## Collected data
◇ ◇ ◇
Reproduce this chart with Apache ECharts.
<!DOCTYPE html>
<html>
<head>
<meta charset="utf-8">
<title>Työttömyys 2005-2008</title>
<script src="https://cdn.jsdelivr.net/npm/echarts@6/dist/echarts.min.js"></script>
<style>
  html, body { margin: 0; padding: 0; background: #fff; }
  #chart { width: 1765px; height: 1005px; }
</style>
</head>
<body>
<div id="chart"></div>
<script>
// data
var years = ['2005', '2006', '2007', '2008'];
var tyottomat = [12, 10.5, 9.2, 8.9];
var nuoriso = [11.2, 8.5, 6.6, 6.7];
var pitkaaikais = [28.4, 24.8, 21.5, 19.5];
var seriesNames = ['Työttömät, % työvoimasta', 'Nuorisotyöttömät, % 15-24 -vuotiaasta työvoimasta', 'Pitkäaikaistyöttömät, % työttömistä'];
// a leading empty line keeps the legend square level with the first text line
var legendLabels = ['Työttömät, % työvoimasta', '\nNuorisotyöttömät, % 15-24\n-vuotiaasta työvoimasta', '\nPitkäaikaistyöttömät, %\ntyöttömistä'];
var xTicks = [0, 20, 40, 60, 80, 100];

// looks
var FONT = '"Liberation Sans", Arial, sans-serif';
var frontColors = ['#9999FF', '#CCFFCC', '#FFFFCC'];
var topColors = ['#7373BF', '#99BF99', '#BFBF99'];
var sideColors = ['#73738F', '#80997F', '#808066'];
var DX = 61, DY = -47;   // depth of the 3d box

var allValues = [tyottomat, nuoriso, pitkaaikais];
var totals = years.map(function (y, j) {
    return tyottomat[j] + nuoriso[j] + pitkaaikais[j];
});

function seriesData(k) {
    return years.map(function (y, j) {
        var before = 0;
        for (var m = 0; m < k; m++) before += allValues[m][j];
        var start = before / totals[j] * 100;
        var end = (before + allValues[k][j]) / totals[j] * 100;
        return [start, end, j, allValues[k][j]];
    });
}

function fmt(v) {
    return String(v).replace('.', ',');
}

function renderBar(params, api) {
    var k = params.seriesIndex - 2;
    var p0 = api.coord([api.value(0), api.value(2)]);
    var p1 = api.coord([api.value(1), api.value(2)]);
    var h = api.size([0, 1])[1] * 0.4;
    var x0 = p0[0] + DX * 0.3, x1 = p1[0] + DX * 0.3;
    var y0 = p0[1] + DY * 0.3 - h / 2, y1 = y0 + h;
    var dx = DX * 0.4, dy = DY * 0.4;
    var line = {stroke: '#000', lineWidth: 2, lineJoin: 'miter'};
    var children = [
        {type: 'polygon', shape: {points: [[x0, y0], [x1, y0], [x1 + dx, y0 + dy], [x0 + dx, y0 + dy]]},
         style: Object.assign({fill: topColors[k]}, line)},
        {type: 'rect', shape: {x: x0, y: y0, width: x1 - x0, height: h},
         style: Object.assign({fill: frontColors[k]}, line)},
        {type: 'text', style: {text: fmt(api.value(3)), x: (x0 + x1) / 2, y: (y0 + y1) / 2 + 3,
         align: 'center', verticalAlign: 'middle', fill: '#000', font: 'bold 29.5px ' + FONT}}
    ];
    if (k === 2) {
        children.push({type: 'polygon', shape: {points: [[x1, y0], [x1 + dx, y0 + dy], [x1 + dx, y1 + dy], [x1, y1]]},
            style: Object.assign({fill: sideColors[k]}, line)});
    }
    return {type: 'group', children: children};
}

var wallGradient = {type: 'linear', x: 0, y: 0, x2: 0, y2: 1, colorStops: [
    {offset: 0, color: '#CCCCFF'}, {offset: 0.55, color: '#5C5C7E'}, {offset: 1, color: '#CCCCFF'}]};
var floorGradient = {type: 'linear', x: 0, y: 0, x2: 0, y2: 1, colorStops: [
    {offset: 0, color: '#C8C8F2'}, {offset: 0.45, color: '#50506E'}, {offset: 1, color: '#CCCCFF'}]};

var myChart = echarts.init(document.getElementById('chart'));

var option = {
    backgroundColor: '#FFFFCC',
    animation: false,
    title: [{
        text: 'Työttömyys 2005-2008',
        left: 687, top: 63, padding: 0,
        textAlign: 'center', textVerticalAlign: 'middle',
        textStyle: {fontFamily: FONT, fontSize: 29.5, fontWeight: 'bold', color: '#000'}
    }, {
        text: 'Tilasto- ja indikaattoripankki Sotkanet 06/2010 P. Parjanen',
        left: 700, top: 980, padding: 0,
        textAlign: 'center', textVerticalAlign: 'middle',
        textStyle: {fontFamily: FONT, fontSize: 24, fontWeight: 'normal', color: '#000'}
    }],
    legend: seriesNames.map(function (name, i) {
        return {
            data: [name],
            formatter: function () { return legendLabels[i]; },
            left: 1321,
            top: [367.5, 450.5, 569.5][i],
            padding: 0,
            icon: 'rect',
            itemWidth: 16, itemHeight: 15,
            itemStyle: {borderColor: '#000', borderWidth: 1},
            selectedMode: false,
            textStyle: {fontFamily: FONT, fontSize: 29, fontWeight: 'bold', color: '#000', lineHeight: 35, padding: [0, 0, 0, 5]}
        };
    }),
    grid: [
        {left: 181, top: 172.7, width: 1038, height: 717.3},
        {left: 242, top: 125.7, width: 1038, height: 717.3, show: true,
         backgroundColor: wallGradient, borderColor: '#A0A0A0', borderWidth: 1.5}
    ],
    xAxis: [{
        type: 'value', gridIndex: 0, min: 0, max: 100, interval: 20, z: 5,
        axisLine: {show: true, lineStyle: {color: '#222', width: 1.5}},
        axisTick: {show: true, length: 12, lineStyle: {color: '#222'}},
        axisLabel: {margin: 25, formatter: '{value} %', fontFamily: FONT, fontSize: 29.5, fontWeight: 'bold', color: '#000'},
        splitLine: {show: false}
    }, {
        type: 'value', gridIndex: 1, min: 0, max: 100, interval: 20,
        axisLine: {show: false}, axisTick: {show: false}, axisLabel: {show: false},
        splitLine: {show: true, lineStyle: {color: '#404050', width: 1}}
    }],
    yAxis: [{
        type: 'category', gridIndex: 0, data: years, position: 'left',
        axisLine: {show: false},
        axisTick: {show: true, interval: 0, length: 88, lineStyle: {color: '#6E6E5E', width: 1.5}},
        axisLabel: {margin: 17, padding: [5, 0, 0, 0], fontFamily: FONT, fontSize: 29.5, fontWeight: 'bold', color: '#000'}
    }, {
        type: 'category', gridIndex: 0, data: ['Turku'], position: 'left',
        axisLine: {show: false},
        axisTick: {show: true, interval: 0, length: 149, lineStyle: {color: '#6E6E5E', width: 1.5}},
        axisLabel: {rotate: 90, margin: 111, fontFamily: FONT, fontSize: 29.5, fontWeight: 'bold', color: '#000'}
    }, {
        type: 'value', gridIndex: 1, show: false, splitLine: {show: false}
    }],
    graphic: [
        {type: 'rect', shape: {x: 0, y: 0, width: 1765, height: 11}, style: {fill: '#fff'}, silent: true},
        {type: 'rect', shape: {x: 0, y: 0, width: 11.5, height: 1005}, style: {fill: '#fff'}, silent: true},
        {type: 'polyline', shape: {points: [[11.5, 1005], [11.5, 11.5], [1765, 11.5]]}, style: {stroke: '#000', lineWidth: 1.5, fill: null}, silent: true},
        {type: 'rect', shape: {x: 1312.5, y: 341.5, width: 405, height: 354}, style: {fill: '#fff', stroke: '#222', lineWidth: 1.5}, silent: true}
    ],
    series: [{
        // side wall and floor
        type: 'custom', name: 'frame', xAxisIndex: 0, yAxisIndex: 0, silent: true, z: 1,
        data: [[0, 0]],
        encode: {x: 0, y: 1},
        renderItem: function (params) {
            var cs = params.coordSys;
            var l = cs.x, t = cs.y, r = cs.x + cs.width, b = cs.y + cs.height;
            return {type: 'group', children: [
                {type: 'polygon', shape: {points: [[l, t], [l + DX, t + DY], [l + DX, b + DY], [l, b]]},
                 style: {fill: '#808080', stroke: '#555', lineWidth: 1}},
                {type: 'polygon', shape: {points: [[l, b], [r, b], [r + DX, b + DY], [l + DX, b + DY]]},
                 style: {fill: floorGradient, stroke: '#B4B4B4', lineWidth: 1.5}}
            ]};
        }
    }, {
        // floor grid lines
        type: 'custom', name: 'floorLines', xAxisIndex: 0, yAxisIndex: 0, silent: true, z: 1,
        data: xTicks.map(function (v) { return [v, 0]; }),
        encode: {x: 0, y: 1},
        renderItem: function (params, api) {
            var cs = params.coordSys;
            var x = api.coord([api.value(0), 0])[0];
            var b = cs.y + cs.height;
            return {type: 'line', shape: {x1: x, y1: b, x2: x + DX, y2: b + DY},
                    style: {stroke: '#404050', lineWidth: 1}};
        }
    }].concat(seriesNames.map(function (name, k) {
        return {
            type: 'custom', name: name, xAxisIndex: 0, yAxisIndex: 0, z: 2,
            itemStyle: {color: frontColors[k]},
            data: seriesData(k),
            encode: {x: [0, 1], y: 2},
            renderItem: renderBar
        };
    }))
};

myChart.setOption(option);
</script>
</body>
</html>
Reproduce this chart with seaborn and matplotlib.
◇ ◇ ◇
## WHAT TO DO
Starting at the first line of the records above, please copy each line exactly until you reach the line containing "var xTicks = [0, 20, 40, 60, 80, 100];". Include that line and stop there.

## WRITTEN SOLUTION
Reproduce this chart with Apache ECharts.
<!DOCTYPE html>
<html>
<head>
<meta charset="utf-8">
<title>Työttömyys 2005-2008</title>
<script src="https://cdn.jsdelivr.net/npm/echarts@6/dist/echarts.min.js"></script>
<style>
  html, body { margin: 0; padding: 0; background: #fff; }
  #chart { width: 1765px; height: 1005px; }
</style>
</head>
<body>
<div id="chart"></div>
<script>
// data
var years = ['2005', '2006', '2007', '2008'];
var tyottomat = [12, 10.5, 9.2, 8.9];
var nuoriso = [11.2, 8.5, 6.6, 6.7];
var pitkaaikais = [28.4, 24.8, 21.5, 19.5];
var seriesNames = ['Työttömät, % työvoimasta', 'Nuorisotyöttömät, % 15-24 -vuotiaasta työvoimasta', 'Pitkäaikaistyöttömät, % työttömistä'];
// a leading empty line keeps the legend square level with the first text line
var legendLabels = ['Työttömät, % työvoimasta', '\nNuorisotyöttömät, % 15-24\n-vuotiaasta työvoimasta', '\nPitkäaikaistyöttömät, %\ntyöttömistä'];
var xTicks = [0, 20, 40, 60, 80, 100];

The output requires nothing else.